民法上、相続放棄などによって「相続人があることが明らかでない」財産については、特別な手続きなしで自動的に法人化され、「相続財産法人」として扱われます。
この相続財産を処分するためには、債権者など利害関係者が家庭裁判所に申し立てを行う必要があり、申し立てが認められると相続財産管理人が選任されます。
この相続財産管理人は、借金の行き先が決まるまで相続財産を管理することになり、多少でもプラスの財産があれば、債権者はそこから借金を回収することができます。
借金については相続財産から債権者に弁済
相続財産管理人は、他の相続人がいないことや、債権者などからの請求額について、官報に公告して相当な時間をかけて確定していきます。
確定した債権者などへの支払については、相続財産管理人が、家庭裁判所の許可の下で相続財産を現金化し、弁済の手続きを行います。
なお、請求者には、遺産を取得できる優先順位があり、債権者、遺言によって財産をもらい受ける受遺者、特別縁故者、遺産の共有者などの順とされています。
つまり、借金は、遺産の中から優先的に債権者に弁済される仕組みとなっています。
なお、債権者が複数の場合は、債権額に応じて按分して配当されます。
借金は連帯保証人が支払い義務を負う
相続放棄された遺産も、借金を返済するには少なすぎるような場合、債権者が相続財産管理人の選任を申し立てないこともあります。
回収できる可能性があれば別ですが、家庭裁判所へ申し立てをする場合にも費用がかかるため、財産が少なく回収の見込みが立たなければ、借金は宙に浮いてしまいます。
このため、相続財産から弁済を受けられない場合は、債権者が連帯保証人に支払いを請求する可能性があります。
相続人が連帯保証人になっている場合は、相続放棄すれば借金の返済義務からは免れるものの、連帯保証債務から免れることはできません。
たとえば、死亡した親が遺した借金について、子が連帯保証人になっていれば、その子は相続放棄をした場合でも、自分の財産から借金を返済する義務を負います。
借金の支払いができなければ、債務整理などを考えなければいけないケースも発生することになります。
相続放棄をした際の注意点
相続放棄した場合でも、手続きが終わればすべてが終わるわけではありません。
最低限の配慮や義務などが残りますから、注意が必要です。
他の相続人に連絡する
相続放棄の手続きが終われば、借金の督促や返済義務もなくなり、相続発生前の生活に戻ることができます。

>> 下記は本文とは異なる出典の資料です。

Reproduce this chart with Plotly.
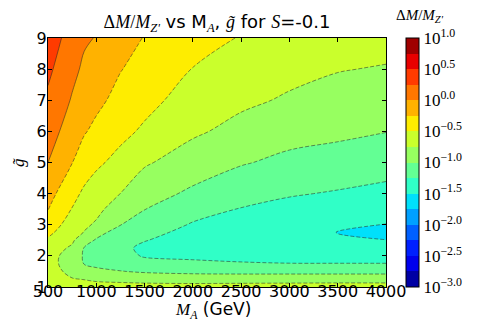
import numpy as np
import plotly.graph_objects as go

# grid: log10(dM/M_Z') at each (M_A, g~) node
ma_gev = [500, 750, 875, 1000, 1250, 1500, 2000, 2500, 3000, 3500, 4000]
g_tilde = [1, 1.25, 1.5, 1.75, 2, 2.25, 2.5, 2.75, 3, 3.5, 4, 5, 6, 7, 8, 9]

# one list per M_A column, values going up in g~
log_ratio_by_ma = [
    [-0.60, -0.64, -0.67, -0.68, -0.67, -0.62, -0.53, -0.45, -0.38, -0.24, -0.16, 0.0, 0.11, 0.205, 0.30, 0.39],
    [-0.66, -0.74, -0.80, -0.84, -0.84, -0.79, -0.71, -0.65, -0.60, -0.51, -0.43, -0.245, -0.12, -0.02, 0.06, 0.14],
    [-0.68, -0.755, -0.90, -1.01, -1.03, -1.01, -0.92, -0.76, -0.71, -0.62, -0.54, -0.38, -0.23, -0.12, -0.04, 0.03],
    [-0.68, -0.78, -0.94, -1.06, -1.09, -1.07, -1.02, -0.93, -0.78, -0.69, -0.61, -0.46, -0.31, -0.19, -0.09, -0.01],
    [-0.68, -0.80, -0.99, -1.11, -1.17, -1.19, -1.16, -1.09, -0.995, -0.87, -0.752, -0.57, -0.44, -0.33, -0.24, -0.16],
    [-0.67, -0.83, -1.03, -1.17, -1.27, -1.30, -1.24, -1.17, -1.11, -0.995, -0.91, -0.72, -0.535, -0.43, -0.34, -0.26],
    [-0.66, -0.86, -1.06, -1.20, -1.30, -1.35, -1.36, -1.33, -1.27, -1.16, -1.04, -0.88, -0.71, -0.60, -0.505, -0.43],
    [-0.65, -0.86, -1.07, -1.23, -1.32, -1.38, -1.40, -1.39, -1.36, -1.26, -1.17, -0.98, -0.83, -0.70, -0.60, -0.51],
    [-0.64, -0.86, -1.07, -1.245, -1.33, -1.40, -1.43, -1.43, -1.41, -1.32, -1.23, -1.06, -0.91, -0.78, -0.68, -0.59],
    [-0.63, -0.86, -1.07, -1.245, -1.34, -1.42, -1.47, -1.505, -1.45, -1.36, -1.27, -1.10, -0.95, -0.83, -0.74, -0.65],
    [-0.63, -0.86, -1.07, -1.245, -1.35, -1.43, -1.495, -1.56, -1.505, -1.40, -1.32, -1.14, -0.995, -0.87, -0.765, -0.67],
]

cbar_ticks = [1.0, 0.5, 0.0, -0.5, -1.0, -1.5, -2.0, -2.5, -3.0]
x_ticks = [500, 1000, 1500, 2000, 2500, 3000, 3500, 4000]
y_ticks = [1, 2, 3, 4, 5, 6, 7, 8, 9]

z = np.array(log_ratio_by_ma).T


def jet(t):
    # matplotlib 'jet', 256-entry lookup
    k = min(int(t * 256), 255) / 255
    r = np.interp(k, [0, 0.35, 0.66, 0.89, 1], [0, 0, 1, 1, 0.5])
    g = np.interp(k, [0, 0.125, 0.375, 0.64, 0.91, 1], [0, 0, 1, 1, 0, 0])
    b = np.interp(k, [0, 0.11, 0.34, 0.65, 1], [0.5, 1, 1, 0, 0])
    return 'rgb(%d,%d,%d)' % (round(r * 255), round(g * 255), round(b * 255))


n_bands = 16
steps = []
for i in range(n_bands):
    c = jet((i + 0.5) / n_bands)
    steps.append([i / n_bands, c])
    steps.append([(i + 1) / n_bands, c])


def m(s):
    return f'<span style="font-family:Liberation Serif"><i>{s}</i></span>'


def rm(s):
    return f'<span style="font-family:Liberation Serif">{s}</span>'


def cb_label(v):
    e = ('%.1f' % v).replace('-', '\u2212')
    return f'10<sup>{e}</sup>'


fig = go.Figure()
fig.add_trace(go.Contour(
    x=ma_gev, y=g_tilde, z=z,
    zmin=-3, zmax=1, autocontour=False,
    contours=dict(start=-3, end=1, size=0.25, coloring='fill', showlines=False),
    colorscale=steps, line_width=0, hoverinfo='skip', showlegend=False,
    colorbar=dict(
        x=(398 - 40) / 338, xanchor='left', xpad=0, ypad=0,
        y=0.5, yanchor='middle', len=1, thickness=13,
        outlinewidth=1, outlinecolor='black',
        tickvals=cbar_ticks, ticktext=[cb_label(v) for v in cbar_ticks],
        ticks='', tickfont=dict(family='Liberation Serif', size=17, color='black'),
    ),
))
# negative levels dashed, non-negative solid (matplotlib style)
fig.add_trace(go.Contour(
    x=ma_gev, y=g_tilde, z=z, autocontour=False, showscale=False, hoverinfo='skip',
    showlegend=False,
    contours=dict(start=-2.75, end=-0.25, size=0.25, coloring='none'),
    line=dict(color='rgba(40,40,40,0.6)', width=0.9, dash='4px,2px'),
))
fig.add_trace(go.Contour(
    x=ma_gev, y=g_tilde, z=z, autocontour=False, showscale=False, hoverinfo='skip',
    showlegend=False,
    contours=dict(start=0, end=0.75, size=0.25, coloring='none'),
    line=dict(color='rgba(40,40,40,0.6)', width=0.9),
))

axis_common = dict(
    showline=True, linecolor='black', linewidth=1, mirror='ticks',
    ticks='inside', ticklen=4, tickcolor='black',
    showgrid=False, zeroline=False,
    tickfont=dict(family='DejaVu Sans', size=16, color='black'),
)
fig.update_xaxes(range=[500, 4000], tickvals=x_ticks, ticklabelstandoff=-10, **axis_common)
fig.update_yaxes(range=[1, 9], tickvals=y_ticks, ticklabelstandoff=-3, **axis_common)

title = (f"{rm('Δ')}{m('M')}{rm('/')}{m('M')}<sub>{m(chr(90) + chr(39))}</sub> vs M<sub>{m('A')}</sub>, "
         f"{m('g̃')} for {m('S')}=-0.1")

fig.update_layout(
    width=491, height=327,
    margin=dict(l=40, r=113, t=30, b=48),
    paper_bgcolor='white', plot_bgcolor='white',
    showlegend=False,
    font=dict(family='DejaVu Sans', size=16, color='black'),
    title=dict(text=title, x=(209 / 491), xanchor='center', y=1 - 14 / 327, yanchor='middle',
               font=dict(size=18)),
    annotations=[
        dict(text=f"{m('M')}<sub>{m('A')}</sub> (GeV)", xref='paper', yref='paper',
             x=(205 - 40) / 338, y=(279 - 302) / 249, xanchor='center', yanchor='middle',
             showarrow=False, font=dict(size=17)),
        dict(text=m('g̃'), xref='paper', yref='paper', textangle=-90,
             x=(10 - 40) / 338, y=(279 - 155) / 249, xanchor='center', yanchor='middle',
             showarrow=False, font=dict(size=17)),
        dict(text=f"{rm('Δ')}{m('M')}{rm('/')}{m('M')}<sub>{m(chr(90) + chr(39))}</sub>",
             xref='paper', yref='paper', x=(412 - 40) / 338, y=(279 - 8) / 249,
             xanchor='center', yanchor='middle', showarrow=False, font=dict(size=15)),
    ],
)

fig.write_html("out.html")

しかしながら、他の相続人がいれば、放棄した借金は、残る相続人が背負うことになってしまいます。
自分が免れた借金の督促も、今度は次の順位の相続人が受けることになるのです。
このため、他の相続人への配慮として、自分が相続放棄したことを連絡する必要があります。
相続放棄したことが自動的に連絡されるわけではないため、たとえ疎遠になっているような場合でも、円満な解決を心がける配慮が大切です。
相続財産の管理責任
放棄した相続人は、無条件に相続財産と無関係になることはできません。
「放棄によって相続人となった者が相続財産の管理を始めることができるまで、自己の財産におけるのと同一の注意をもって、その財産の管理を継続しなければならない」
との民法の規定が根拠です。
相続放棄が認められても、次の相続人や相続財産管理人が決まるまでは、遺産を自分の財産同様に注意を払って管理する義務が残ります。
たとえば、被相続人名義の自宅があれば、火事や不審者の侵入、隣家への迷惑防止などについて管理する責任を負うことになります。
撤回は認められない
相続放棄の申し立てを行い、認められた後の撤回は、例外を除いて認められません。
相続財産を調べた結果、相続放棄が認められた後で、被相続人に多額の財産があることがわかったとしても、その財産を相続することは、基本的にできません。
撤回が認められるのは、他の相続人からの強要や脅迫によって相続放棄を強いられた場合など、例外的なケースに限定されます。
まとめ
突然発生する相続では、被相続人の遺産を正確に把握することが難しいケースも多いのが実態です。
特に、会社経営を行っていたような場合は、債権者からの連絡によって、はじめて多額の借金や負債などの存在を知らされることが一般的です。
逆に、あとから多額の財産があることが判明することもあり、相続放棄を判断する際は、適切な財産調査を行うことも重要なポイントです。
確実に負債が大きい相続なら、相続人全員で協力して放棄手続きを行うことにより、負の遺産から解放されることができるでしょう。